What to produce: Your copy of the material below should match it exactly, except that it holds no pictures.

— start of Provided material —

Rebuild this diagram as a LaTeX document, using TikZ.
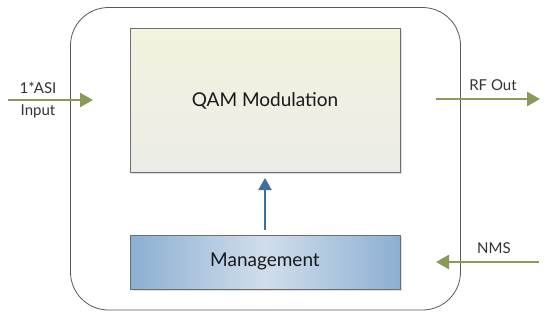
\documentclass[tikz,border=0pt]{standalone}
\usepackage{fontspec}
\setmainfont{Lato}
\usetikzlibrary{arrows.meta,shadows}
\definecolor{arrgreen}{HTML}{8A9B58}
\definecolor{arrblue}{HTML}{3F6F9B}
\definecolor{boxedge}{HTML}{6E6E6E}
\definecolor{txtgray}{HTML}{333333}
\tikzset{
  blockbox/.style={draw=boxedge, line width=0.7pt, inner sep=0pt,
    drop shadow={shadow xshift=1.5pt, shadow yshift=-1.5pt, opacity=0.25, fill=gray}},
  greenarrow/.style={draw=arrgreen, line width=2.6pt,
    -{Triangle[width=14pt,length=13pt]}},
  bluearrow/.style={draw=arrblue, line width=2pt,
    -{Triangle[width=13pt,length=12pt]}},
  lbl/.style={font=\fontsize{15}{17}\selectfont, text=txtgray, inner sep=0pt}
}
\begin{document}
\begin{tikzpicture}[x=1pt,y=-1pt]
\useasboundingbox (0,0) rectangle (550,319);
\fill[white] (0,0) rectangle (550,319);
% outer frame
\draw[draw=black!65, line width=0.8pt, rounded corners=38pt] (70.5,7.5) rectangle (460.5,310);
% QAM box
\node[blockbox, minimum width=270pt, minimum height=144pt, anchor=north west,
  top color={rgb,255:red,243;green,242;blue,222}, bottom color={rgb,255:red,236;green,236;blue,232}]
  (qam) at (130,28) {};
\node[font=\fontsize{19}{22}\selectfont, text=black!90] (qamt) at (265,101) {QAM Modulation};
% Management box
\node[blockbox, minimum width=270pt, minimum height=54pt, anchor=north west,
  left color={rgb,255:red,140;green,175;blue,210},
  right color={rgb,255:red,140;green,175;blue,210},
  middle color={rgb,255:red,208;green,222;blue,235}]
  (mgmt) at (130,235) {};
\node[font=\fontsize{19}{22}\selectfont, text=black!90] (mgmtt) at (265,261) {Management};
% blue arrow
\coordinate (bstart) at (265,230);
\coordinate (bend) at (265,178);
\draw[bluearrow] (bstart) -- (bend);
% input arrow
\coordinate (inA) at (8,100);
\coordinate (inB) at (93,100);
\draw[greenarrow] (inA) -- (inB);
\node[lbl] (asi) at (38,88) {1*ASI};
\node[lbl] (inp) at (38,111) {Input};
% RF out
\coordinate (rfA) at (436,99);
\coordinate (rfB) at (540,99);
\draw[greenarrow] (rfA) -- (rfB);
\node[lbl] (rf) at (493,85) {RF Out};
% NMS
\coordinate (nmsA) at (539,262);
\coordinate (nmsB) at (436,262);
\draw[greenarrow] (nmsA) -- (nmsB);
\node[lbl] (nms) at (494,248) {NMS};
\end{tikzpicture}
\end{document}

— end of Provided material —

Worked answer:
Rebuild this diagram as a LaTeX document, using TikZ.
\documentclass[tikz,border=0pt]{standalone}
\usepackage{fontspec}
\setmainfont{Lato}
\usetikzlibrary{arrows.meta,shadows}
\definecolor{arrgreen}{HTML}{8A9B58}
\definecolor{arrblue}{HTML}{3F6F9B}
\definecolor{boxedge}{HTML}{6E6E6E}
\definecolor{txtgray}{HTML}{333333}
\tikzset{
  blockbox/.style={draw=boxedge, line width=0.7pt, inner sep=0pt,
    drop shadow={shadow xshift=1.5pt, shadow yshift=-1.5pt, opacity=0.25, fill=gray}},
  greenarrow/.style={draw=arrgreen, line width=2.6pt,
    -{Triangle[width=14pt,length=13pt]}},
  bluearrow/.style={draw=arrblue, line width=2pt,
    -{Triangle[width=13pt,length=12pt]}},
  lbl/.style={font=\fontsize{15}{17}\selectfont, text=txtgray, inner sep=0pt}
}
\begin{document}
\begin{tikzpicture}[x=1pt,y=-1pt]
\useasboundingbox (0,0) rectangle (550,319);
\fill[white] (0,0) rectangle (550,319);
% outer frame
\draw[draw=black!65, line width=0.8pt, rounded corners=38pt] (70.5,7.5) rectangle (460.5,310);
% QAM box
\node[blockbox, minimum width=270pt, minimum height=144pt, anchor=north west,
  top color={rgb,255:red,243;green,242;blue,222}, bottom color={rgb,255:red,236;green,236;blue,232}]
  (qam) at (130,28) {};
\node[font=\fontsize{19}{22}\selectfont, text=black!90] (qamt) at (265,101) {QAM Modulation};
% Management box
\node[blockbox, minimum width=270pt, minimum height=54pt, anchor=north west,
  left color={rgb,255:red,140;green,175;blue,210},
  right color={rgb,255:red,140;green,175;blue,210},
  middle color={rgb,255:red,208;green,222;blue,235}]
  (mgmt) at (130,235) {};
\node[font=\fontsize{19}{22}\selectfont, text=black!90] (mgmtt) at (265,261) {Management};
% blue arrow
\coordinate (bstart) at (265,230);
\coordinate (bend) at (265,178);
\draw[bluearrow] (bstart) -- (bend);
% input arrow
\coordinate (inA) at (8,100);
\coordinate (inB) at (93,100);
\draw[greenarrow] (inA) -- (inB);
\node[lbl] (asi) at (38,88) {1*ASI};
\node[lbl] (inp) at (38,111) {Input};
% RF out
\coordinate (rfA) at (436,99);
\coordinate (rfB) at (540,99);
\draw[greenarrow] (rfA) -- (rfB);
\node[lbl] (rf) at (493,85) {RF Out};
% NMS
\coordinate (nmsA) at (539,262);
\coordinate (nmsB) at (436,262);
\draw[greenarrow] (nmsA) -- (nmsB);
\node[lbl] (nms) at (494,248) {NMS};
\end{tikzpicture}
\end{document}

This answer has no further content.